• _Given task_
Reproduce word for word the lines from the beginning of the entries to the line with "import numpy as np", both included, but none of the pictures.

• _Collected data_
## BEGIN

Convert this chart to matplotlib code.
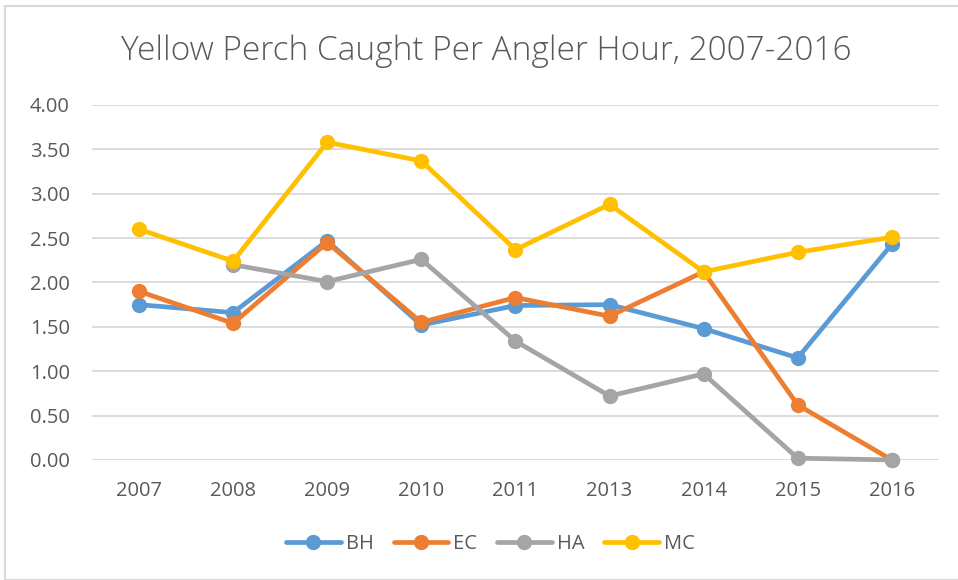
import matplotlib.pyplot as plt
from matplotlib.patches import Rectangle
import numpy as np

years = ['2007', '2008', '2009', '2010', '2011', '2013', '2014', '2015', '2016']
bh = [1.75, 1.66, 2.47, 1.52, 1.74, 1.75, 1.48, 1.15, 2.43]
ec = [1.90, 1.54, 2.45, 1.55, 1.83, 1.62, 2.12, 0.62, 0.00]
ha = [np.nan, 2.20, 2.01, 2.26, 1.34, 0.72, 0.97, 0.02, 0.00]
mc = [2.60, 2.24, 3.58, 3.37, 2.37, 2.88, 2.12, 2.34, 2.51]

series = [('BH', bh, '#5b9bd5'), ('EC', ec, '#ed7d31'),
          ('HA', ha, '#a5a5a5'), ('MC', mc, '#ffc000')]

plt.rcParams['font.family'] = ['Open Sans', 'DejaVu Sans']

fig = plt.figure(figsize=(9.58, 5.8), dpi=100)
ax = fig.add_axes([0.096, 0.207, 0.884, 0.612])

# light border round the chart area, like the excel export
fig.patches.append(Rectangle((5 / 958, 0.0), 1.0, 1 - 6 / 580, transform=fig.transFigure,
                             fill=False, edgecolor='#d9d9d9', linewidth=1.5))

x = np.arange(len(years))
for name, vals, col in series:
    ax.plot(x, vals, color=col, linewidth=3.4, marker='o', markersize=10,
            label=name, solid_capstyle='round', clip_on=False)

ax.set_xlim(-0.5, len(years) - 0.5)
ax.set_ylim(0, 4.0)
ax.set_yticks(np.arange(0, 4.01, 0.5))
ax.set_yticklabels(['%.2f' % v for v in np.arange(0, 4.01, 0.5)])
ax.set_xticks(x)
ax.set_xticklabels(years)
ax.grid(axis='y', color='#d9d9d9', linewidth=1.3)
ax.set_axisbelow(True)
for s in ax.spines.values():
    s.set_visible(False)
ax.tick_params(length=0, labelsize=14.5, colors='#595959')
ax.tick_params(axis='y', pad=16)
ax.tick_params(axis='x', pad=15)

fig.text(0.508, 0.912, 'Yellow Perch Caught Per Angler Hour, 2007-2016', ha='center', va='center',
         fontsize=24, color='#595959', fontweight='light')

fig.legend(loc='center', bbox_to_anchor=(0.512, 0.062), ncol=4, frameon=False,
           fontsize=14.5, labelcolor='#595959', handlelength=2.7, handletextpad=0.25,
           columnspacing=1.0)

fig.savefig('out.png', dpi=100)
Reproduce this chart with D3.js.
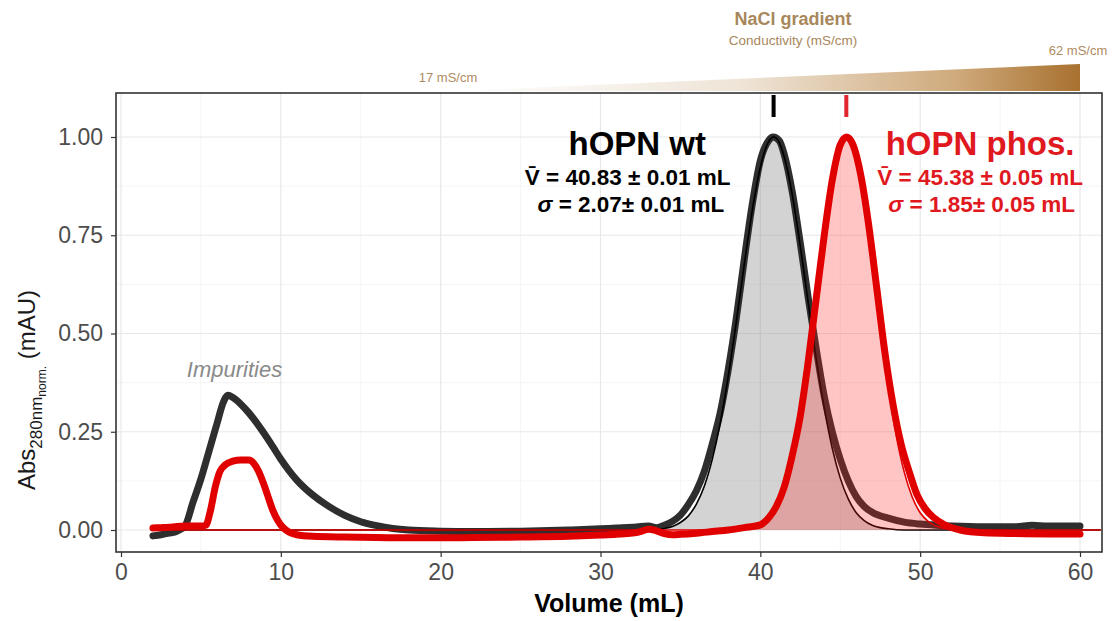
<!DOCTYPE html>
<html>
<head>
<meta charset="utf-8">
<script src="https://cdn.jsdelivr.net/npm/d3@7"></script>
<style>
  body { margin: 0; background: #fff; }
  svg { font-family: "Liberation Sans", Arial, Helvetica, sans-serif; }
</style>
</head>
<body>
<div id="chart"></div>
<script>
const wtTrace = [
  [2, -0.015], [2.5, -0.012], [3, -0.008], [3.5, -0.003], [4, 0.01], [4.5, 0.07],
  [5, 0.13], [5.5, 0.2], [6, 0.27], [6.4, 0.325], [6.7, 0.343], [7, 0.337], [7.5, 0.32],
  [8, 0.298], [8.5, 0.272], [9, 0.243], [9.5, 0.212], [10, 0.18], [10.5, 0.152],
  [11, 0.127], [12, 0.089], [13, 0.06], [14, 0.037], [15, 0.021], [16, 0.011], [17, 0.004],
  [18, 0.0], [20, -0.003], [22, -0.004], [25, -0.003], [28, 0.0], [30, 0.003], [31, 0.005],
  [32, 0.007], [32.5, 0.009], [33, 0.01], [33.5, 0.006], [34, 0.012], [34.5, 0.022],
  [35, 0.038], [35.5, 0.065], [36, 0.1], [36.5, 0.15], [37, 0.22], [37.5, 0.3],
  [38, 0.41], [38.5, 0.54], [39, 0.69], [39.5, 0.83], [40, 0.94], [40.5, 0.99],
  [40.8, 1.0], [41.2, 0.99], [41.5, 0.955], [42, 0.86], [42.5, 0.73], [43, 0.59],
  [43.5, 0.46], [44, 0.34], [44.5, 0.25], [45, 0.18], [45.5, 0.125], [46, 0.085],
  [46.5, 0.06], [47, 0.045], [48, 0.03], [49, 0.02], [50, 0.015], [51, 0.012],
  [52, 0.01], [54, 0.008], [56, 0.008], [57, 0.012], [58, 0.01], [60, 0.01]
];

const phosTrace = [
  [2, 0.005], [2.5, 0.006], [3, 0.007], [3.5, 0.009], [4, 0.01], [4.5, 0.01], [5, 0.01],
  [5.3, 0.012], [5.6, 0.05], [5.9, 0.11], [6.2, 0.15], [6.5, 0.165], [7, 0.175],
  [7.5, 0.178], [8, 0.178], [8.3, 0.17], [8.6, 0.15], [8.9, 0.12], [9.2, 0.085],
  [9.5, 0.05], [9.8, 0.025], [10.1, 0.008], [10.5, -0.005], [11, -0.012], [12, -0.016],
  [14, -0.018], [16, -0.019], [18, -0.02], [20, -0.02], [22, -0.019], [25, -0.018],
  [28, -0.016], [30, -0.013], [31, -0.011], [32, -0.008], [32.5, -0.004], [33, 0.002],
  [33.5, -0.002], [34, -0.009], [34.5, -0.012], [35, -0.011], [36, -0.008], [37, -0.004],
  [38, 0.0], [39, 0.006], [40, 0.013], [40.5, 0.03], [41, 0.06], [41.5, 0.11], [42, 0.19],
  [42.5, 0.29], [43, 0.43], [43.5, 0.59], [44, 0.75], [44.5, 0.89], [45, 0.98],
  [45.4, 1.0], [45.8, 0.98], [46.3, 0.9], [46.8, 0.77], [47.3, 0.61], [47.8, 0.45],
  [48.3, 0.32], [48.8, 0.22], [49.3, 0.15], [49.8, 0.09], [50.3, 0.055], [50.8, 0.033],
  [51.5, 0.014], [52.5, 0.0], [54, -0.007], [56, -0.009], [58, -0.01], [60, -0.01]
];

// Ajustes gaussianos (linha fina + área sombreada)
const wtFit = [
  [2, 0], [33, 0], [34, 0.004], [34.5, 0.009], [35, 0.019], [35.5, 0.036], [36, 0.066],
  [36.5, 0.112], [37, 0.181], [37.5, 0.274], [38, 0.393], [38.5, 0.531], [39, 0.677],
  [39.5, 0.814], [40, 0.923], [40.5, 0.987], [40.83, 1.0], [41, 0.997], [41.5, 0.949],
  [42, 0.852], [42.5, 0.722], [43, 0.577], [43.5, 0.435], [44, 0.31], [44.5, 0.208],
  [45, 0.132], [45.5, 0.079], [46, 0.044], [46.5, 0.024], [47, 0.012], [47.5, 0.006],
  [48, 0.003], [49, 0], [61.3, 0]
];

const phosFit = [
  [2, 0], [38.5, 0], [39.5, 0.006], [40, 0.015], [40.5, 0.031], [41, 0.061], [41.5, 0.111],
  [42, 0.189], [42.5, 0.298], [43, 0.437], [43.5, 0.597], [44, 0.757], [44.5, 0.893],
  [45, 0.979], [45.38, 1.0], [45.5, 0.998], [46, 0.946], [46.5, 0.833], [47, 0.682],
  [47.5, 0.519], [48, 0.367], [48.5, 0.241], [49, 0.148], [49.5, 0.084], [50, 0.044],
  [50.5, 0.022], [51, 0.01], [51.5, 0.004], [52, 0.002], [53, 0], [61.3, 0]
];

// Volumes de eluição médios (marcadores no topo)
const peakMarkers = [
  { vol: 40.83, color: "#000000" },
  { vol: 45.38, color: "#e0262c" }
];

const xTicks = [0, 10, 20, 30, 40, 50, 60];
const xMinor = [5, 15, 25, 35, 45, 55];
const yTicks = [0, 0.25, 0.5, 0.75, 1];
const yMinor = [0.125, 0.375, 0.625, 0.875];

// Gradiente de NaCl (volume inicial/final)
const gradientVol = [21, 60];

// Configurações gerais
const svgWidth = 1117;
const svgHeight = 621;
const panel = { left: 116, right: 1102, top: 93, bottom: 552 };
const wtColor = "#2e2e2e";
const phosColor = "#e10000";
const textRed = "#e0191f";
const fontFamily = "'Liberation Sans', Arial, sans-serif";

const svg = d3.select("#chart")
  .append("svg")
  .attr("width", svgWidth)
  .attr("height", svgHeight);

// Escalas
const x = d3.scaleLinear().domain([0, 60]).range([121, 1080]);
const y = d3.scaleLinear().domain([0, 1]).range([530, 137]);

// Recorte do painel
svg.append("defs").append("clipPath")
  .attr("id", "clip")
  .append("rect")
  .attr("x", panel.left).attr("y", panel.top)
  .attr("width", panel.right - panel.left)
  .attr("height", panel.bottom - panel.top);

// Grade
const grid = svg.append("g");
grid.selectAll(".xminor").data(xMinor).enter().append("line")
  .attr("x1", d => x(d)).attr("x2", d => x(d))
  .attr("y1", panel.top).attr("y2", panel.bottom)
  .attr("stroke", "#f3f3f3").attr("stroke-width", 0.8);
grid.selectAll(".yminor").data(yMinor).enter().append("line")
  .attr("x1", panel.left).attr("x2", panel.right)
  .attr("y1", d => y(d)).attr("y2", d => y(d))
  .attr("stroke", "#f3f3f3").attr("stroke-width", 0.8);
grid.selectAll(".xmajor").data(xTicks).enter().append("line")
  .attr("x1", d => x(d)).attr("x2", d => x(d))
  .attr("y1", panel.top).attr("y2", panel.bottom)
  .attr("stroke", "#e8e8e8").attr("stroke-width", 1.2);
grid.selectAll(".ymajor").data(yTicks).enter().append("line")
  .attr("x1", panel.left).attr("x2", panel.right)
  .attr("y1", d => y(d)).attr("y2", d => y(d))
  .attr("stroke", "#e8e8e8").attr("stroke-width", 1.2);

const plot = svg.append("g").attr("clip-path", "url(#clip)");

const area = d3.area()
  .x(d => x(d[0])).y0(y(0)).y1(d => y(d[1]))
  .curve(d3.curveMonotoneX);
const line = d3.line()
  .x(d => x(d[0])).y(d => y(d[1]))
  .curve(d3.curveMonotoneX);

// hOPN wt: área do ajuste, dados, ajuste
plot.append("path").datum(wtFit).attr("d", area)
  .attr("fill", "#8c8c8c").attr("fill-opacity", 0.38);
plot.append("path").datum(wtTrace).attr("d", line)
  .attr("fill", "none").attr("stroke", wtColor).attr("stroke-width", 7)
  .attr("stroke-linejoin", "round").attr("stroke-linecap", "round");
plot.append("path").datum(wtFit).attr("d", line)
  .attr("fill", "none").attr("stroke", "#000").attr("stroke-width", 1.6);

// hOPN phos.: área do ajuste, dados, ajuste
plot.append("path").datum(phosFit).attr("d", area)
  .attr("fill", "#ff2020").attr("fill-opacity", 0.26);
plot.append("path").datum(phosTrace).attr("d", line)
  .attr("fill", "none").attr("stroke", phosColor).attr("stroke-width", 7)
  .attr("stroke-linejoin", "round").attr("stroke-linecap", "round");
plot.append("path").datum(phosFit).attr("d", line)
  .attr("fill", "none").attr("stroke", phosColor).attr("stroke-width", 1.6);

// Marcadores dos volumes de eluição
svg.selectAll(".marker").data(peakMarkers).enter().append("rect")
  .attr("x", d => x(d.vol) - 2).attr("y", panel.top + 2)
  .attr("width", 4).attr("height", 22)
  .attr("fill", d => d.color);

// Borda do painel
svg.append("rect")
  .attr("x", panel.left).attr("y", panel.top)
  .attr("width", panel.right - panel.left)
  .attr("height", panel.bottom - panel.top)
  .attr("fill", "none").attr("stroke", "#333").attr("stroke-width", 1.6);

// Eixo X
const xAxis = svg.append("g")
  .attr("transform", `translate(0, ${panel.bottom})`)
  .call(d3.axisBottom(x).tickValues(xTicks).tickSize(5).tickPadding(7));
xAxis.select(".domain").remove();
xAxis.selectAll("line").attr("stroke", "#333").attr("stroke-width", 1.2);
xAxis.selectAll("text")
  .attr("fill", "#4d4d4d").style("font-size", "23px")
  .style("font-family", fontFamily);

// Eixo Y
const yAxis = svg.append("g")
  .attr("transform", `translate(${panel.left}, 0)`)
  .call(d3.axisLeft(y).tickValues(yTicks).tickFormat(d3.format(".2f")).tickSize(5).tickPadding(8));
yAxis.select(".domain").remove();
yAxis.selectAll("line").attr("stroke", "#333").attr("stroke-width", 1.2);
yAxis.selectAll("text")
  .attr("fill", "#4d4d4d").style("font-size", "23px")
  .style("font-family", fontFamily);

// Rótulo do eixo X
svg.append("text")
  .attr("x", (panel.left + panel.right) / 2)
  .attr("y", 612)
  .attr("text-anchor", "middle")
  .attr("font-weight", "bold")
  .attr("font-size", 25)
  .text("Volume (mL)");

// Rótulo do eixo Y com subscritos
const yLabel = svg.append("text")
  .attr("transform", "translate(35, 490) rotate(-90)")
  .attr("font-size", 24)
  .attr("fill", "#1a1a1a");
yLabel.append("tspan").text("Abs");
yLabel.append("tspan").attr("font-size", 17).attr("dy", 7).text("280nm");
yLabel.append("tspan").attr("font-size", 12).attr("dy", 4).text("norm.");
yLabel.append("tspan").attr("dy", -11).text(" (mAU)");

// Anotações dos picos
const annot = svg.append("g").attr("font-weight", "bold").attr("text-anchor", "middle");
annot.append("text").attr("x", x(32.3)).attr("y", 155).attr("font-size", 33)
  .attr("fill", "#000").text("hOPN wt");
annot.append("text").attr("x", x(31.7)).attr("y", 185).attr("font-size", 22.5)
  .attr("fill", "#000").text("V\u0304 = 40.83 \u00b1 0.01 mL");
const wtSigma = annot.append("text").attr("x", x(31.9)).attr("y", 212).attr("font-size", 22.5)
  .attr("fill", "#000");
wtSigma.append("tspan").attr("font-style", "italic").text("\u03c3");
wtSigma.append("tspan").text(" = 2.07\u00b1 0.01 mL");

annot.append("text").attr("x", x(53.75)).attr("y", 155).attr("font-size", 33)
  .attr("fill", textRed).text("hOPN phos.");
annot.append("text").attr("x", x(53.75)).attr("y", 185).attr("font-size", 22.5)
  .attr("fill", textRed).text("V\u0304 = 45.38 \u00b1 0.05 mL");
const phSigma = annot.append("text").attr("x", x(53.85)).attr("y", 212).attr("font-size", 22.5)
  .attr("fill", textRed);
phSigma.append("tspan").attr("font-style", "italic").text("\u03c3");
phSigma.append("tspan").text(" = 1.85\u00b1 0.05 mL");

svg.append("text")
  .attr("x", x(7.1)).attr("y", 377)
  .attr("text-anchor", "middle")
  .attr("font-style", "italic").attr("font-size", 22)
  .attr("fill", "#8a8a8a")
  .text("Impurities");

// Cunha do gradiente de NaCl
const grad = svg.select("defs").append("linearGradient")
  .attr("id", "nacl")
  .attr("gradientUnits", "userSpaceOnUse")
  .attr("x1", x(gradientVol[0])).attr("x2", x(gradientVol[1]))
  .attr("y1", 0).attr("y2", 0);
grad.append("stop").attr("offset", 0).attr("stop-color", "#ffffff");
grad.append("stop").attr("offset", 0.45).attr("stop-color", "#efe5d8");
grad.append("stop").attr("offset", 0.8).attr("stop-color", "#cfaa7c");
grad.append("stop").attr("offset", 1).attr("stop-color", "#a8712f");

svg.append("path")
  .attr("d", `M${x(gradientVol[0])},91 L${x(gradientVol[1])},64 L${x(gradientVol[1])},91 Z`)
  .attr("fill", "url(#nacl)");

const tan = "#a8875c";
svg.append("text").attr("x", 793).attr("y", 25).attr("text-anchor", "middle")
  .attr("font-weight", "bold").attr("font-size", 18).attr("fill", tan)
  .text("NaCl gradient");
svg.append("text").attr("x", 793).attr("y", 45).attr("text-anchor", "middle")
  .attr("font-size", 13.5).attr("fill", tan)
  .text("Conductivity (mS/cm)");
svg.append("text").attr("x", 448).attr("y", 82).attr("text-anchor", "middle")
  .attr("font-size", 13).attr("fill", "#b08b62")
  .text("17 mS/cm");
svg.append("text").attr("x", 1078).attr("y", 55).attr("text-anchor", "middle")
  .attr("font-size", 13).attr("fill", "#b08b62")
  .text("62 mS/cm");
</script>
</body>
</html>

## END

• _Finished answer_
Convert this chart to matplotlib code.
import matplotlib.pyplot as plt
from matplotlib.patches import Rectangle
import numpy as np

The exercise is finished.